Last month, Chief Judge Dennis G. Jacobs (2d Cir.) questioned whether much "public interest" is in the public interest, criticizing suits against the government (whose elected officials should have a better claim to representing the public interest than unelected lawyers) and impact litigation. Pro Bono for Fun and Profit, Oct. 6, 2008 (speech at Rochester Federalist Society).
My point, in a nutshell, is that much of what we call legal work for the public interest is essentially selfserving: Lawyers use public interest litigation to promote their own agendas, social and political--and (on a wider plane) to promote the power and the role of the legal profession itself. Lawyers and firms use pro bono litigation for training and experience. Big law firms use public interest litigation to assist their recruiting--to confer glamor on their work, and to give solace to overworked law associates. And it has been reported that some firms in New York City pay money to public-interest groups for the opportunity of litigating the cases that public-interest groups conceive on behalf of the clients they recruit.See NY Judge's Remarks Cause Stir Over Goal of Pro Bono Work, N.Y.L.J., Oct. 31, 2008.

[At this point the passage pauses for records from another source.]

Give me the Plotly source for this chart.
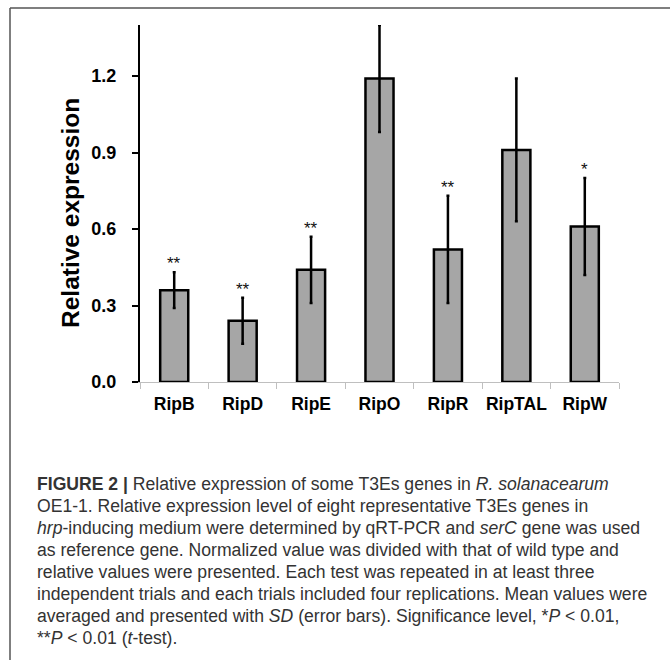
import plotly.graph_objects as go

genes = ["RipB", "RipD", "RipE", "RipO", "RipR", "RipTAL", "RipW"]
means = [0.36, 0.24, 0.44, 1.19, 0.52, 0.91, 0.61]
sds = [0.07, 0.09, 0.13, 0.21, 0.21, 0.28, 0.19]
signif = ["**", "**", "**", "", "**", "", "*"]
yticks = [0.0, 0.3, 0.6, 0.9, 1.2]

caption_lines = [
    "<b>FIGURE 2 |</b> Relative expression of some T3Es genes in <i>R. solanacearum</i>",
    "OE1-1. Relative expression level of eight representative T3Es genes in",
    "<i>hrp</i>-inducing medium were determined by qRT-PCR and <i>serC</i> gene was used",
    "as reference gene. Normalized value was divided with that of wild type and",
    "relative values were presented. Each test was repeated in at least three",
    "independent trials and each trials included four replications. Mean values were",
    "averaged and presented with <i>SD</i> (error bars). Significance level, *<i>P</i> &lt; 0.01,",
    "**<i>P</i> &lt; 0.01 (<i>t</i>-test).",
]

W, H = 670, 660
L, R, T, B = 140, 51, 25, 278
pw, ph = W - L - R, H - T - B

def px_to_paper_x(x):
    return (x - L) / pw

def px_to_paper_y(y):
    return (H - B - y) / ph

font_fam = "Liberation Sans, Arial, sans-serif"

fig = go.Figure()
fig.add_trace(go.Bar(
    x=genes, y=means,
    marker=dict(color="#a6a6a6", line=dict(color="black", width=2.5)),
    width=0.41,
    error_y=dict(type="data", array=sds, visible=True, color="black",
                 thickness=2.5, width=1.5),
    showlegend=False,
))

annotations = []
for g, m, s, sig in zip(genes, means, sds, signif):
    if sig:
        annotations.append(dict(
            x=g, y=m + s, xref="x", yref="y", text=sig, showarrow=False,
            yanchor="bottom", yshift=-3,
            font=dict(family=font_fam, size=17, color="#111111"),
        ))

# y-axis title
annotations.append(dict(
    x=px_to_paper_x(70), y=px_to_paper_y(213), xref="paper", yref="paper",
    text="<b>Relative expression</b>", textangle=-90, showarrow=False,
    xanchor="center", yanchor="middle",
    font=dict(family=font_fam, size=24.5, color="black"),
))

y0 = 484
dy = 22.0
for i, line in enumerate(caption_lines):
    annotations.append(dict(
        x=px_to_paper_x(35), y=px_to_paper_y(y0 + i * dy),
        xref="paper", yref="paper", text=line, showarrow=False,
        xanchor="left", yanchor="middle", align="left",
        font=dict(family=font_fam, size=17.6, color="#333333"),
    ))

shapes = [
    dict(type="line", xref="paper", yref="paper",
         x0=px_to_paper_x(10), x1=px_to_paper_x(10),
         y0=px_to_paper_y(665), y1=px_to_paper_y(8),
         line=dict(color="#555555", width=1.5)),
    dict(type="line", xref="paper", yref="paper",
         x0=px_to_paper_x(10), x1=px_to_paper_x(675),
         y0=px_to_paper_y(8), y1=px_to_paper_y(8),
         line=dict(color="#555555", width=1.5)),
]

fig.update_layout(
    width=W, height=H,
    margin=dict(l=L, r=R, t=T, b=B),
    paper_bgcolor="white", plot_bgcolor="white",
    font=dict(family=font_fam, color="black"),
    annotations=annotations,
    shapes=shapes,
    bargap=0.59,
)
fig.update_xaxes(
    type="category", range=[-0.5, 6.5],
    showline=True, linecolor="#bfbfbf", linewidth=1,
    ticks="outside", tickson="boundaries", ticklen=6, tickcolor="#bfbfbf", tickwidth=1,
    tickangle=0,
    tickfont=dict(family=font_fam, size=17.5, color="black", weight="bold"),
    ticklabelstandoff=6,
    showgrid=False, zeroline=False,
)
fig.update_yaxes(
    range=[0, 1.4],
    tickvals=yticks, ticktext=[f"{v:.1f}" for v in yticks],
    showline=True, linecolor="black", linewidth=2,
    ticks="outside", ticklen=6, tickcolor="black", tickwidth=2,
    tickfont=dict(family=font_fam, size=18, color="black", weight="bold"),
    ticklabelstandoff=12,
    showgrid=False, zeroline=False,
)

fig.write_html("out.html")
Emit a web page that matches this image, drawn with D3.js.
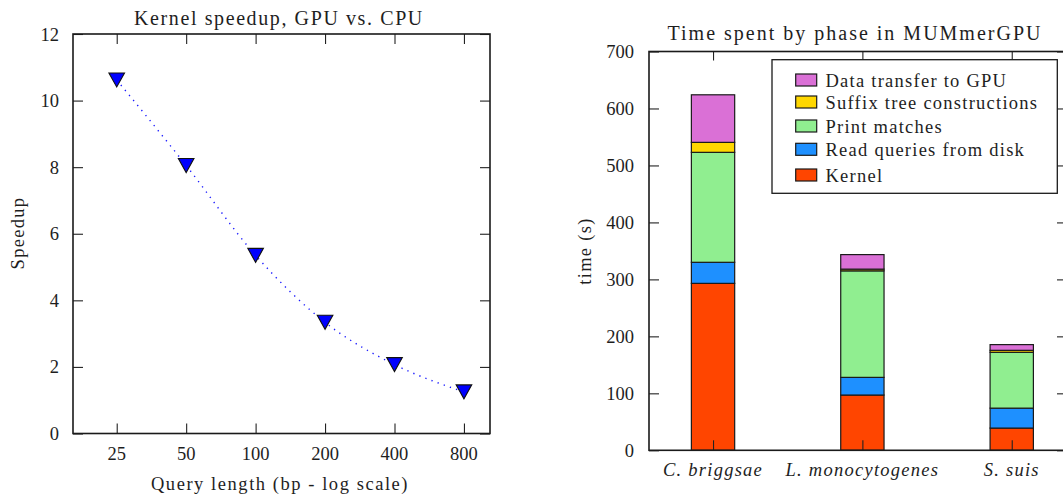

There are citizens in every profession, craft and walk of life who are active in promoting their own political views and agendas. When they do this, it is understood that they are advancing their own views and interests. But when lawyers do it, through litigation, it is said to be work for the public interest. . . . Well, sometimes yes, and sometimes no. When we do work of this kind, a lot of people would see it as doing well while doing bono. Prosperous law firms that prevail in pro bono litigation do not hesitate to put in for legal fees where the law allows, and happily collect compensation--often from the taxpayers--for work they have touted as their service to the public. And even if the firms donate all or part to charity, the charities are usually groups that have as their charitable object the promotion of litigation rather than (say) medical research or hurricane relief.
Judge Boyce F. Martin (6th Cir.) replies: It's All for the Clients, Nat'l L.J., Nov. 24, 2008
ecause Jacobs' critique flows from the premise that clients merely fulfill a "technical requirement," it is understandable that he fails to consider the value that victims of discriminatory government policies and actions place in having someone speak up for the injustice they face. His indictment of public interest lawyers' motives simply overlooks the struggles of the workers, prisoners, parents and children whose struggles inform the work of public interest lawyers.
The 2d U.S. Circuit Court of Appeals must be a far different place from the 6th Circuit, because I cannot recognize among the cases before us the lawyers that Jacobs accuses of abdicating their responsibilities to clients to advance their own social agendas. Indeed, I am immensely grateful for the efforts of lawyers who represent very real clients in a variety of difficult cases — including in the broader "impact" litigation that Jacobs decries. In my view, the value of such representation cannot be overstated when litigation of an individual's claim exposes systemic violations of the law. Regardless of the legal issue, the presence of experienced and qualified counsel lends stability and order to the proceedings before us.